_WHAT TO DO:_ Begin the copy with the line that contains "Rebuild this chart" and end it with the line that contains "x = list(range(len(emotionen)))". Print these lines exactly and omit all pictures.

_INFORMATION GIVEN:_
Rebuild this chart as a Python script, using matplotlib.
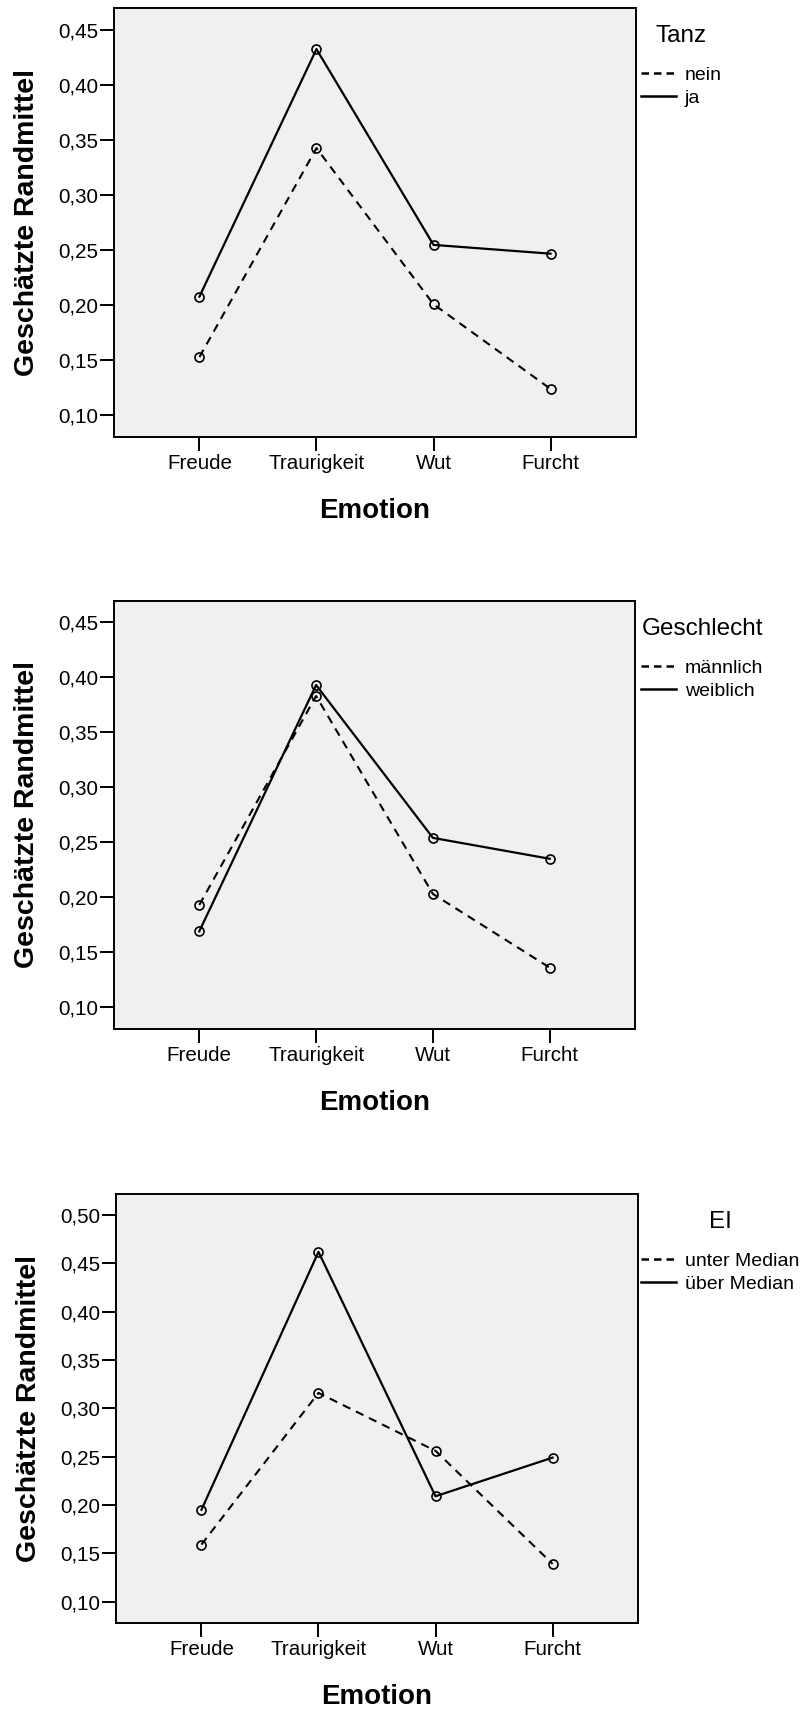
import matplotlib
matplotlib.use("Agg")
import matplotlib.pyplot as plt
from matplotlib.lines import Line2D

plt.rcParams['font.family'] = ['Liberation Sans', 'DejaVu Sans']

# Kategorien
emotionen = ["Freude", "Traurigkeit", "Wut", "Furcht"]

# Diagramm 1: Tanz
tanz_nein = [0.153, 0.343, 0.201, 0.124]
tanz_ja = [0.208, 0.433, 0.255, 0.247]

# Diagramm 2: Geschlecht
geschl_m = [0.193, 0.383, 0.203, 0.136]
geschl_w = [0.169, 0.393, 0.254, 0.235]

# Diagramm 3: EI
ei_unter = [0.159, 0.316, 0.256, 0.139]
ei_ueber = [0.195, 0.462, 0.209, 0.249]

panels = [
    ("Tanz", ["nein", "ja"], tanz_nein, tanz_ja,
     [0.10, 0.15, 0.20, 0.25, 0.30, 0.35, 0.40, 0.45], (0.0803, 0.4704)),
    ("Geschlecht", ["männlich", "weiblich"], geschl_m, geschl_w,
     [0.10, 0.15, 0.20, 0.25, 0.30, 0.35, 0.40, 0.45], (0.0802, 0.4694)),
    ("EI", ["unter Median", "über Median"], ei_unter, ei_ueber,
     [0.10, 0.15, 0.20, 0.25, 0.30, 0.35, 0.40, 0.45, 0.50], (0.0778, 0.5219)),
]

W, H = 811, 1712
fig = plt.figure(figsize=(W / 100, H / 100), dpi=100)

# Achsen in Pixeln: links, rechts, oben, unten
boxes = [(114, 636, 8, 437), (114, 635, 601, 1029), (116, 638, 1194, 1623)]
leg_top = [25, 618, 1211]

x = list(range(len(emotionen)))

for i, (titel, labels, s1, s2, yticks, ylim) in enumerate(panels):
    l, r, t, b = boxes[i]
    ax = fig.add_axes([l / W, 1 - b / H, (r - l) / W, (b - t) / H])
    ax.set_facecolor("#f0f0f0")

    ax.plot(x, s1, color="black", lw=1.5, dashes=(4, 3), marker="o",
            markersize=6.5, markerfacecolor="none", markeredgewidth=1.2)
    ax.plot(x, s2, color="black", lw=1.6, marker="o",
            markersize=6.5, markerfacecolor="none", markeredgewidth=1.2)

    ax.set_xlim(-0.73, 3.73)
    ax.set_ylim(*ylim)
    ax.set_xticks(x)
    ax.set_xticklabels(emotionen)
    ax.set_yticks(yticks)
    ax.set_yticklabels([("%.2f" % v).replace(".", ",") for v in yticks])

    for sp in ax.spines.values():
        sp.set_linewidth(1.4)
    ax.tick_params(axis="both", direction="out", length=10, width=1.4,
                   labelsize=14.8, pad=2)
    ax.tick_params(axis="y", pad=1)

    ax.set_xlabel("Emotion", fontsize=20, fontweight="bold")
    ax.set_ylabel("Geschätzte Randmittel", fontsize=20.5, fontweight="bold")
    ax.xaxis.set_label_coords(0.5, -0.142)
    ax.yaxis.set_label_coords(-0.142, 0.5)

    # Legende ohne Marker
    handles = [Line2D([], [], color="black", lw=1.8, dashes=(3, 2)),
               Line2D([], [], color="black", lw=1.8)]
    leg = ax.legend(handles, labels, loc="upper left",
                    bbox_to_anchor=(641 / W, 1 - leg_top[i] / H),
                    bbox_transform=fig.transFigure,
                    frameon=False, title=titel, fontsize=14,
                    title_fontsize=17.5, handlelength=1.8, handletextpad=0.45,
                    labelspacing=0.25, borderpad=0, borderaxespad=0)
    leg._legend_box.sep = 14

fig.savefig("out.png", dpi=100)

* * *

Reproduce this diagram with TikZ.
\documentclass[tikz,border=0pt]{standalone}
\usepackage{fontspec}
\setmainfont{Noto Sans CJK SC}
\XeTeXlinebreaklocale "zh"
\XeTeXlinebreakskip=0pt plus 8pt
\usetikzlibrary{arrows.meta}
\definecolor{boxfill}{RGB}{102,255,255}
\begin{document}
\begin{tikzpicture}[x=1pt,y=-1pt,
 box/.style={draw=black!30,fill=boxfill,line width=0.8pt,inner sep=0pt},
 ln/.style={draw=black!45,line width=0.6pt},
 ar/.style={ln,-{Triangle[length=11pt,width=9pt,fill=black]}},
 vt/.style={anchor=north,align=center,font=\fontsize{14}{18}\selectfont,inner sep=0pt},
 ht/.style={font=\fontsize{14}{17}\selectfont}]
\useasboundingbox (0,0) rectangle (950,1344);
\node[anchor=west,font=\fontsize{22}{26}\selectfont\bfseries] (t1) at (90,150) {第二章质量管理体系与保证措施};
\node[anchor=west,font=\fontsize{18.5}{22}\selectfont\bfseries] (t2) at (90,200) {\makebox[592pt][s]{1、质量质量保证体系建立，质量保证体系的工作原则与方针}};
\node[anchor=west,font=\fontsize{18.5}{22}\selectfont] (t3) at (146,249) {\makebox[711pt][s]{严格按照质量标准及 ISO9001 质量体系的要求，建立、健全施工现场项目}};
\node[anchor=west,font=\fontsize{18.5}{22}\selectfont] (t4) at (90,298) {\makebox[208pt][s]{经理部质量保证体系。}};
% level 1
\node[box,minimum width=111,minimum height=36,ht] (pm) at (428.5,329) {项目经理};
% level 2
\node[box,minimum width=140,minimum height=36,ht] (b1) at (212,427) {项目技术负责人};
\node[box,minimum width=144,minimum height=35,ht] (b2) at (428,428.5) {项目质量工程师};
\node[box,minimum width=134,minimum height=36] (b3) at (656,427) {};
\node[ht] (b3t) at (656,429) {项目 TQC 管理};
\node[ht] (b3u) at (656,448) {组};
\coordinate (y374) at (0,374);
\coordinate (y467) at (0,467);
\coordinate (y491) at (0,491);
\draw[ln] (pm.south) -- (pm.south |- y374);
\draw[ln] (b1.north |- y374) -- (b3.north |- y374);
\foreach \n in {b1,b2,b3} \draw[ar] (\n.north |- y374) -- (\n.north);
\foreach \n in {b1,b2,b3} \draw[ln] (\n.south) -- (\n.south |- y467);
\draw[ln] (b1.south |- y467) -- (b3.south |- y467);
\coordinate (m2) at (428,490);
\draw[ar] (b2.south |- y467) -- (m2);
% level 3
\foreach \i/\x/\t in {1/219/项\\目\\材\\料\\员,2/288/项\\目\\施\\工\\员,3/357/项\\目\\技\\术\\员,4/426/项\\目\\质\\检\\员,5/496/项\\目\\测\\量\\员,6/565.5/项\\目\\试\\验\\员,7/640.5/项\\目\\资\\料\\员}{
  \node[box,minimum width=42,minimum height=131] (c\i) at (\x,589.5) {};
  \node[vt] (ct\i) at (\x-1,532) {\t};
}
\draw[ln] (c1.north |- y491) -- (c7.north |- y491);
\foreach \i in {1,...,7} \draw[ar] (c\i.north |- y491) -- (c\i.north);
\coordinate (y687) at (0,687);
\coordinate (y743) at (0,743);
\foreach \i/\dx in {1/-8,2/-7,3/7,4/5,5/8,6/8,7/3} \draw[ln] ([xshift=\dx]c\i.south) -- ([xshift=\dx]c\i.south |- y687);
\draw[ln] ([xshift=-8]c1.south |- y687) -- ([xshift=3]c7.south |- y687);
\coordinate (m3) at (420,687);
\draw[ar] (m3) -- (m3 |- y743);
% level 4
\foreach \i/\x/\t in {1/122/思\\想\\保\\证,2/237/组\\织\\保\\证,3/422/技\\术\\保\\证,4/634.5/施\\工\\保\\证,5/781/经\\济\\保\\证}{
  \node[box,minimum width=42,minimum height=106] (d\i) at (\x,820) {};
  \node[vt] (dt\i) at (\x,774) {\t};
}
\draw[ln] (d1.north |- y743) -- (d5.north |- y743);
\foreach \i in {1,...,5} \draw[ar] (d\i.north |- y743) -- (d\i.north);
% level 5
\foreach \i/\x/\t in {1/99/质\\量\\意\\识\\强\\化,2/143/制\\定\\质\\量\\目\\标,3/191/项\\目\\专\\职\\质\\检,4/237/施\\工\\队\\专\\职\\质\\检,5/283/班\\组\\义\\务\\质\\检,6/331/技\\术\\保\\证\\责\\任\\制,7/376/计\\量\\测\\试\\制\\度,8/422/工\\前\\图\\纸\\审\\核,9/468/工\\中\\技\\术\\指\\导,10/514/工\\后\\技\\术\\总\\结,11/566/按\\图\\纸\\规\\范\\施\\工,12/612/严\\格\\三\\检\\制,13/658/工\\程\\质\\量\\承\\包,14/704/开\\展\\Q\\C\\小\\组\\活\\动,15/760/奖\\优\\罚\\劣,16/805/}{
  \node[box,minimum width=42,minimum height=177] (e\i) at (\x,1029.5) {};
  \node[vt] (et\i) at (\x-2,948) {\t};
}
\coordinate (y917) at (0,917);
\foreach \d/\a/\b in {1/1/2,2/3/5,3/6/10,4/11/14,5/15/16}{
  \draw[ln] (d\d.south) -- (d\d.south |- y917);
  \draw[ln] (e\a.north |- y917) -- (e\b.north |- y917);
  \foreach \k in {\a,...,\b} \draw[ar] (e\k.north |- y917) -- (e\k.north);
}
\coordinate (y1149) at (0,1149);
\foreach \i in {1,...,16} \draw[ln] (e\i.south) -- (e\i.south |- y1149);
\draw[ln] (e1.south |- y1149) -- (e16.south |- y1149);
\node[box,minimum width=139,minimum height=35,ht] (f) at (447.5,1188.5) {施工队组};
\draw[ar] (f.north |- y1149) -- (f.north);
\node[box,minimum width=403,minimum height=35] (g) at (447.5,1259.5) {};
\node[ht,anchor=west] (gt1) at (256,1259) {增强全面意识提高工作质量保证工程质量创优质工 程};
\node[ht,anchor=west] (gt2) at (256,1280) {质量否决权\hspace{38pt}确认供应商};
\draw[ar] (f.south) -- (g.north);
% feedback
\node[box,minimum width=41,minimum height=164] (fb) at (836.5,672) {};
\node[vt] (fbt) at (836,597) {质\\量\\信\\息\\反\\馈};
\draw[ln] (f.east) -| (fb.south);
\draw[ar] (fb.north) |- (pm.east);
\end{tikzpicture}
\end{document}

_RESPONSE TO THE EXERCISE:_
Rebuild this chart as a Python script, using matplotlib.
import matplotlib
matplotlib.use("Agg")
import matplotlib.pyplot as plt
from matplotlib.lines import Line2D

plt.rcParams['font.family'] = ['Liberation Sans', 'DejaVu Sans']

# Kategorien
emotionen = ["Freude", "Traurigkeit", "Wut", "Furcht"]

# Diagramm 1: Tanz
tanz_nein = [0.153, 0.343, 0.201, 0.124]
tanz_ja = [0.208, 0.433, 0.255, 0.247]

# Diagramm 2: Geschlecht
geschl_m = [0.193, 0.383, 0.203, 0.136]
geschl_w = [0.169, 0.393, 0.254, 0.235]

# Diagramm 3: EI
ei_unter = [0.159, 0.316, 0.256, 0.139]
ei_ueber = [0.195, 0.462, 0.209, 0.249]

panels = [
    ("Tanz", ["nein", "ja"], tanz_nein, tanz_ja,
     [0.10, 0.15, 0.20, 0.25, 0.30, 0.35, 0.40, 0.45], (0.0803, 0.4704)),
    ("Geschlecht", ["männlich", "weiblich"], geschl_m, geschl_w,
     [0.10, 0.15, 0.20, 0.25, 0.30, 0.35, 0.40, 0.45], (0.0802, 0.4694)),
    ("EI", ["unter Median", "über Median"], ei_unter, ei_ueber,
     [0.10, 0.15, 0.20, 0.25, 0.30, 0.35, 0.40, 0.45, 0.50], (0.0778, 0.5219)),
]

W, H = 811, 1712
fig = plt.figure(figsize=(W / 100, H / 100), dpi=100)

# Achsen in Pixeln: links, rechts, oben, unten
boxes = [(114, 636, 8, 437), (114, 635, 601, 1029), (116, 638, 1194, 1623)]
leg_top = [25, 618, 1211]

x = list(range(len(emotionen)))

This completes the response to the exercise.